Paulus nimmt das Bild auf. Der Horizont aber ist nicht mehr auf Israels Welt begrenzt. Der Horizont ist die ganze Schöpfung Gottes. Sie soll hineingeboren werden in die neue Welt Gottes, in der Gerechtigkeit wohnt und Gott alle Tränen von den Angesichtern seiner geliebten Kinder abwischt.

Im Englischen heißt das, was wir Wehen nennen, „labour pain“, Arbeitsschmerz. Eine Geburt ist harte Arbeit für die Schwangere, verbunden mit akuten Schmerzen, mit Schreien und Stöhnen. Aber es ist eben keine Agonie, kein Todeskampf. Alles konzentriert sich in der schwangeren Frau darauf, das Kind und sich selbst zum neuen Leben zu entbinden. Es ist eine schmerzhafte Arbeit in der Hoffnung auf die Freiheit eines glücklichen Lebens mit Gott. Das ist der Horizont der Hoffnung, das ist der Grund für das Urteil des Paulus.

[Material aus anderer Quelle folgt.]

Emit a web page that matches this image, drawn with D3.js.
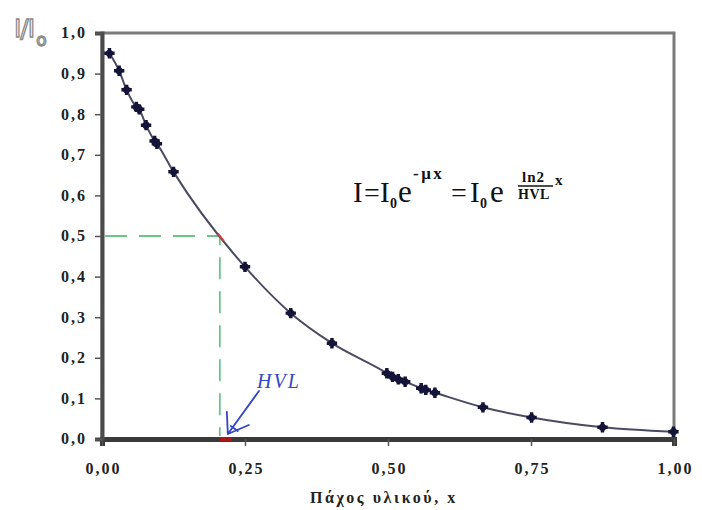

„Doch nicht nur dies; nein, auch wir selbst, die wir den Geist als Erstlingsgabe empfangen haben, auch wir seufzen miteinander und strecken uns aus nach unserer   Anerkennung als Söhne und Töchter, auf die Erlösung (Auslösung) unseres Leibes. Im Zeichen der Hoffnung wurden wir gerettet. Eine Hoffnung aber, die man sieht, ist keine Hoffnung. Hoffen wir aber auf das, was wir nicht sehen, dann harren wir aus in Geduld.“

Was soll das: „wir warten auf unsere Anerkennung als Söhne und Töchter.“? Eine Hilfe zum Verständnis haben wir im Brief an die Kolosser. Dort heißt es: „Denn ihr seid gestorben, und euer Leben ist mit Christus verborgen in Gott. Wenn Christus, euer Leben, offenbar wird, dann werdet auch ihr mit ihm offenbar werden in Herrlichkeit.“ (Kol 3,3f)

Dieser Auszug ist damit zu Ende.